Penelope (Natalie Wood) is a bored housewife who steals things for fun. Her inattentive husband runs a bank, which goes a long way toward explaining her kooky scheme to rob her husband’s bank of $60,000. She confesses this to her psychiatrist (Dick Shawn) and attracts the attention of a police officer (Peter Falk), and they of course both fall in love with this pretty, wacky free spirit.
Penelope goes through a series of allegedly funny hijinks and flashbacks and ultimately decides to change her ways. She tries to tell her husband she’s the thief but he won’t believe her, so she plans to return the jewelry she stole from her society friends over the past months, thinking this will prove that she is a thief, but none of them even acknowledge it was theirs in the first place. Her condescending husband is convinced she was lying for attention, the psychiatrist and police officer both know she’s guilty but won’t turn her in, she returns the bank’s money, happy ending, whee.
Penelope, like many wacky 1960s comedies, suffers from predictability. The wackiness was forced, Ian Bannen was Mr. Snoozeorama, Natalie Wood didn’t seem to want to be there, etc. etc. etc. However, I had a personal aversion to the film, one I can’t explain all that clearly but which began early on when the psychiatrist (Dick Shawn) says something to the effect of “Depression is a vacation most of us can’t afford to take.” Such sloppy writing. This is a light comedy, so there was no reason to inject any hint that the mentally ill are just faking illness into the context of the film. Maybe the intent was to show the psychiatrist was terrible at his job, I do not know. What I do know is this obvious one-liner was written to play as humorous and quotable, but instead invokes the exact wrong threads of thought into a light-hearted discussion between two main characters.
In Penelope, the lead’s rebellious streak is played as inseparably a product of the times. Flashbacks depict Penelope as a member of the late beatnik counterculture in the early 1960s, and we’re lead to believe she continued on to become a member of the pre-Summer of Love hippie culture, but then found herself stifled in her new upper class, boring life.
Yet the inevitable resolution from the first frame of the film was that Penelope would learn to be happy conforming in the life she has married into, which she does, with very little effort on her part. The counterculture elements were likely added only to appeal to more audiences, again undermining any real context the film might have created otherwise.
Two years later, Petulia took much the same premise but in a decidedly darker direction. The women in both films are bored, eccentric, beautiful, stylish, and became upper class when they married staid, rich men. These were women whose wacky nature was intended to embody the free spirit counterculture of the 1960s. Yet the counterculture had passed them by, but Penelope neither realized or actively cared. The tone of that 1966 film thus ended up as a sleek Hollywood version of what a free spirit might look like, as imagined by people who had never known a true free spirit in their lives.
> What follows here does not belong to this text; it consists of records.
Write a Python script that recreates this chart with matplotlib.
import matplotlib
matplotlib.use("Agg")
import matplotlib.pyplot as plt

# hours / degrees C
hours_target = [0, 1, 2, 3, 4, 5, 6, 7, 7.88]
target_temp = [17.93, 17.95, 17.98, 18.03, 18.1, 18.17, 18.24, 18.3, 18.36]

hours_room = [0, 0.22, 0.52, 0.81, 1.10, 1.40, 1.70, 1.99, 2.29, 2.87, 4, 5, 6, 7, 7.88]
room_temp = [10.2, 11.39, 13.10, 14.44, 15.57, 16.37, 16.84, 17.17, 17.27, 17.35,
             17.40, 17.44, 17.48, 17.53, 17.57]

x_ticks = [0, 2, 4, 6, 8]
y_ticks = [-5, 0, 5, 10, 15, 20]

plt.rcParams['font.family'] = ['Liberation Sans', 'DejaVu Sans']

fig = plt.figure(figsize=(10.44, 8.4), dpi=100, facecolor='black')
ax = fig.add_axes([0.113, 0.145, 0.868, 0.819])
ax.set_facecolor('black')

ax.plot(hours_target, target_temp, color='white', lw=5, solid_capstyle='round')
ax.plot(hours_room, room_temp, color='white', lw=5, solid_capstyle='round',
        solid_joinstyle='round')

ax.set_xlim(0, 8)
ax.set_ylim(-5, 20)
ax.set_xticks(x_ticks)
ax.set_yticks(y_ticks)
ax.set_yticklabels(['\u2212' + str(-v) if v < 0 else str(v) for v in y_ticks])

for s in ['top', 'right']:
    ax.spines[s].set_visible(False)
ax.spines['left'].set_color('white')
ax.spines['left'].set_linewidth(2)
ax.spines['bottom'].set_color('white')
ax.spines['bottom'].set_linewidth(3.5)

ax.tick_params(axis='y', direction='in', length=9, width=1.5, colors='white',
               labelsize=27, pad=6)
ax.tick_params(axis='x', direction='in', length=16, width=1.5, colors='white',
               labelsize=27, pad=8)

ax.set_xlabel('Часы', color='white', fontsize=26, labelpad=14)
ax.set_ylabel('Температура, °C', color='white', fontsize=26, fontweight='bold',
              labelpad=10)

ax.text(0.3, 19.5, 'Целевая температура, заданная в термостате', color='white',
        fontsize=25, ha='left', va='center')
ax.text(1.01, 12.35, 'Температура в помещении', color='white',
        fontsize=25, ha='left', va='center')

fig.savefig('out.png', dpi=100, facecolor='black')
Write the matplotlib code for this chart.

Meanwhile, Petulia’s life is all about her misfit status and her constant concern with fitting into the culture she wishes she could belong to. We eventually learn her smile-filled whimsical nature is self-consciously eccentric, something readily apparent by the tuba-stealing scheme that remains the most famous moment in the film. In any other film, the kooky girl would steal a tuba and effortlessly deliver it to her lover (a doctor, played by George C. Scott), who would be charmed and enchanted, then they would return the tuba together having shared a fun, bonding moment. Petulia wants that, expects it even, but instead gets an awkward trip with a tuba, injuries, confusion, and irritation — you know, reality.
Petulia also expects to engage in some of the uninhibited sexuality of the 1960s. She talks a big game at a snooty upper class party where she hooks up with an equally out of touch doctor, a man who spent his mid-life crisis divorcing his wife because he thought he could score some ‘tang thanks to this free love thing all the kids are talking about nowadays. This upper class party features entertainment by Big Brother and the Holding Company, by the way, which only serves to highlight how far removed from hippies and free love and revolution Petulia and her doctor really are.
The life she coveted had passed Petulia by as much as it had passed Penelope, only Petulia was aware of it. Penelope never did achieve awareness, at least not overtly, because she came to realize she never wanted a free life anyway. Her wild flights in her youth achieved nothing but giving her just enough socially-acceptable wackiness to make her irresistible to every man she encounters.
Petulia however achieves nothing positive from her desperate attempts to embody the counterculture, which is unsurprising as she is as much of a fraud as the doctor is. He doesn’t want to be a hippie or outsider, he just wants booty. She doesn’t want to be a hippie, she just wants to escape her problems. Petulia was, in a way, Richard Lester’s answer to Hollywood’s habit of representing counterculture in the shallow, profit-based terms seen in Penelope. But it goes much farther than that, of course, questioning the existence and purpose of the counterculture itself as well as the motives of those drawn to it.